Project 2: Cookie Cutter

The Unique Cookie Company has thought up a remarkable marketing gimmick. Every bag of cookies contains $n$ identical cookies, but no two bags of cookies contain cookies with the same shape. Thus every customer gets a set of unique cookies!

To support this endeavor, the U.C.C. has purchased a Highly Sophisticated Robot that can automatically configure the cookie shape on the fly. The H.S.R. can cut arbitrary polygonal shapes with up to twelve sides. Since the U.C.C. wants each packet to contain the same weight of cookies, the H.S.R. will be configured to cut cookies of a fixed area $a$.

The robot is positioned over a sheet of dough that is one unit wide, of constant thickness, and of arbitrary length. The robot can translate and rotate the cutter to make cuts at arbitrary places on the dough surface subject to the following constraints:

• The cookie boundary should not cross the edge of the dough, or the edge of a previous cookie.
• In order to keep all cookies of a given shape together, a vertical partition is inserted just after the final cookie for that shape. Cookies for the next shape may not cross the vertical partition.

The following picture shows the basic idea with $n=5$. The H.S.R. first needs to cut out five copies of the 9-sided cookie which it does (without rotation) in space Length1. The dotted line is the vertical partition. Following the partition, the H.S.R. cuts out 5 copies of the 5-sided cookie in space Length2, this time using rotation.

=6in    

Various production costs are proportional to the length of dough needed to cut the cookies. Thus, the U.C.C. would like to minimize the average length of dough needed for the production of a batch of $n$ cookies.

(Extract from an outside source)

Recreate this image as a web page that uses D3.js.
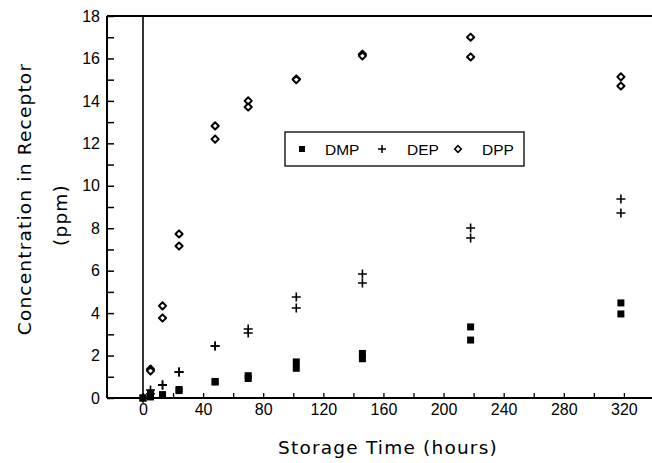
<!DOCTYPE html>
<html>
<head>
<meta charset="utf-8">
<script src="https://cdn.jsdelivr.net/npm/d3@7"></script>
<style>
  html, body { margin: 0; padding: 0; background: #fff; }
  svg { display: block; }
</style>
</head>
<body>
<svg id="chart" width="652" height="463"></svg>
<script>
// ---- data ----
const times = [0, 5, 13, 24, 48, 70, 102, 146, 218, 318];
const dmp1 = [0, 0.05, 0.15, 0.40, 0.75, 1.05, 1.70, 2.10, 3.35, 4.48];
const dmp2 = [0, 0.20, 0.15, 0.35, 0.78, 0.92, 1.40, 1.85, 2.73, 3.96];
const dep1 = [0, 0.38, 0.62, 1.22, 2.45, 3.25, 4.76, 5.84, 8.01, 9.38];
const dep2 = [0, 0.20, 0.60, 1.22, 2.45, 3.06, 4.24, 5.42, 7.54, 8.72];
const dpp1 = [0, 1.36, 4.34, 7.73, 12.82, 14.00, 15.03, 16.20, 17.00, 15.13];
const dpp2 = [0, 1.28, 3.77, 7.16, 12.20, 13.71, 15.00, 16.12, 16.07, 14.70];
const xTicks = d3.range(0, 340, 20);
const xLabels = [0, 40, 80, 120, 160, 200, 240, 280, 320];
const yTicks = d3.range(0, 19, 1);
const yLabels = [0, 2, 4, 6, 8, 10, 12, 14, 16, 18];
const seriesNames = ["DMP", "DEP", "DPP"];

// ---- layout ----
const svg = d3.select("#chart");
const L = 107, R = 652, T = 16, B = 398;
const x = d3.scaleLinear().domain([-23.95, 338.7]).range([L, R]);
const y = d3.scaleLinear().domain([0, 18]).range([B, T]);
const fontTick = "'Liberation Sans', Arial, sans-serif";
const fontTitle = "'DejaVu Sans', sans-serif";

// axes
const yAxis = d3.axisLeft(y).tickValues(yTicks).tickSizeInner(-7).tickSizeOuter(0).tickPadding(7)
  .tickFormat(d => yLabels.includes(d) ? d : "");
const gy = svg.append("g").attr("transform", `translate(${L},0)`).call(yAxis);
gy.select(".domain").remove();
gy.selectAll(".tick line").attr("stroke", "#000").attr("stroke-width", 1.5);
gy.selectAll(".tick text").attr("font-family", fontTick).attr("font-size", 16).attr("fill", "#000");

const xAxis = d3.axisBottom(x).tickValues(xTicks).tickSizeInner(-5).tickSizeOuter(0).tickPadding(6)
  .tickFormat(d => xLabels.includes(d) ? d : "");
const gx = svg.append("g").attr("transform", `translate(0,${B})`).call(xAxis);
gx.select(".domain").remove();
gx.selectAll(".tick line").attr("stroke", "#000").attr("stroke-width", 1.3);
gx.selectAll(".tick text").attr("font-family", fontTick).attr("font-size", 16).attr("fill", "#000");

// frame lines
svg.append("line").attr("x1", L).attr("x2", R).attr("y1", T).attr("y2", T).attr("stroke", "#000").attr("stroke-width", 2.2);
svg.append("line").attr("x1", L).attr("x2", R).attr("y1", B).attr("y2", B).attr("stroke", "#000").attr("stroke-width", 2.2);
svg.append("line").attr("x1", L).attr("x2", L).attr("y1", T).attr("y2", B).attr("stroke", "#000").attr("stroke-width", 2);
svg.append("line").attr("x1", x(0)).attr("x2", x(0)).attr("y1", T).attr("y2", B).attr("stroke", "#000").attr("stroke-width", 1.6);

// markers
function drawSquare(g, cx, cy) {
  g.append("rect").attr("x", cx - 3.5).attr("y", cy - 3.5).attr("width", 7).attr("height", 7).attr("fill", "#000");
}
function drawPlus(g, cx, cy) {
  g.append("path").attr("d", `M${cx-4.5},${cy}H${cx+4.5}M${cx},${cy-4.5}V${cy+4.5}`)
    .attr("stroke", "#000").attr("stroke-width", 1.6).attr("fill", "none");
}
function drawDiamond(g, cx, cy) {
  g.append("path").attr("d", `M${cx},${cy-3.6}L${cx+3.6},${cy}L${cx},${cy+3.6}L${cx-3.6},${cy}Z`)
    .attr("stroke", "#000").attr("stroke-width", 2).attr("fill", "#fff").attr("stroke-linejoin", "round");
}
const pts = svg.append("g");
const drawers = [drawSquare, drawPlus, drawDiamond];
const seriesData = [[dmp1, dmp2], [dep1, dep2], [dpp1, dpp2]];
[2, 1, 0].forEach(si => {
  seriesData[si].forEach(rep => {
    rep.forEach((v, i) => {
      if (si === 2 && times[i] === 0) return;
      drawers[si](pts, x(times[i]), y(v));
    });
  });
});

// legend
const lg = svg.append("g");
lg.append("rect").attr("x", 285).attr("y", 132).attr("width", 239).attr("height", 34)
  .attr("fill", "#fff").attr("stroke", "#000").attr("stroke-width", 1.3);
const legItems = [{mx: 302, tx: 325}, {mx: 382, tx: 407}, {mx: 458, tx: 482}];
seriesNames.forEach((name, i) => {
  const cy = 149;
  const mx = legItems[i].mx;
  if (i === 0) lg.append("rect").attr("x", mx - 3).attr("y", cy - 3).attr("width", 6).attr("height", 6).attr("fill", "#000");
  if (i === 1) lg.append("path").attr("d", `M${mx-4},${cy}H${mx+4}M${mx},${cy-4}V${cy+4}`).attr("stroke", "#000").attr("stroke-width", 1.5);
  if (i === 2) lg.append("path").attr("d", `M${mx},${cy-3.3}L${mx+3.3},${cy}L${mx},${cy+3.3}L${mx-3.3},${cy}Z`).attr("stroke", "#000").attr("stroke-width", 1.6).attr("fill", "#fff");
  lg.append("text").attr("x", legItems[i].tx).attr("y", cy).attr("dy", "0.36em")
    .attr("font-family", fontTick).attr("font-size", 15.5).text(name);
});

// titles
svg.append("text").attr("transform", "translate(25,199) rotate(-90)").attr("text-anchor", "middle")
  .attr("dy", "0.35em").attr("font-family", fontTitle).attr("font-size", 18.5).attr("letter-spacing", 1.2)
  .text("Concentration in Receptor");
svg.append("text").attr("transform", "translate(61,215) rotate(-90)").attr("text-anchor", "middle")
  .attr("dy", "0.35em").attr("font-family", fontTitle).attr("font-size", 18.5).attr("letter-spacing", 1.2)
  .text("(ppm)");
svg.append("text").attr("x", 388).attr("y", 448).attr("text-anchor", "middle").attr("dy", "0.35em")
  .attr("font-family", fontTitle).attr("font-size", 18.5).attr("letter-spacing", 1.2)
  .text("Storage Time (hours)");
</script>
</body>
</html>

Your job in this project is to program the H.S.R. to cut cookies in a way that minimizes the length of dough required. Your program will need to take a polygonal shape as input, and derive a placement of $n$ polygons satisfying the constraints mentioned above. We will provide software that generates random polygons of a given area, and software to verify that a placement is correct. The placement must be correct 100% of the time in order to merit a score. The score will be equal to the average length used for the set of inputs given. The precise format for the inputs and outputs will be specified later.

We'll run a tournament at the end of the project, using some standard cookie shapes, some randomly generated shapes, and some shapes that you haven't seen before. You should also think yourselves about designing cookie shapes that will provide interesting tests of your programs.

Some initial things to think about:

• What should you do if $a$ and $n$ are both small enough that you can line all the cookies up against the left boundary?
• Is there something special you can do for triangles?
• What kind of polygon is likely to be the ``worst-case'' shape, always requiring a large length?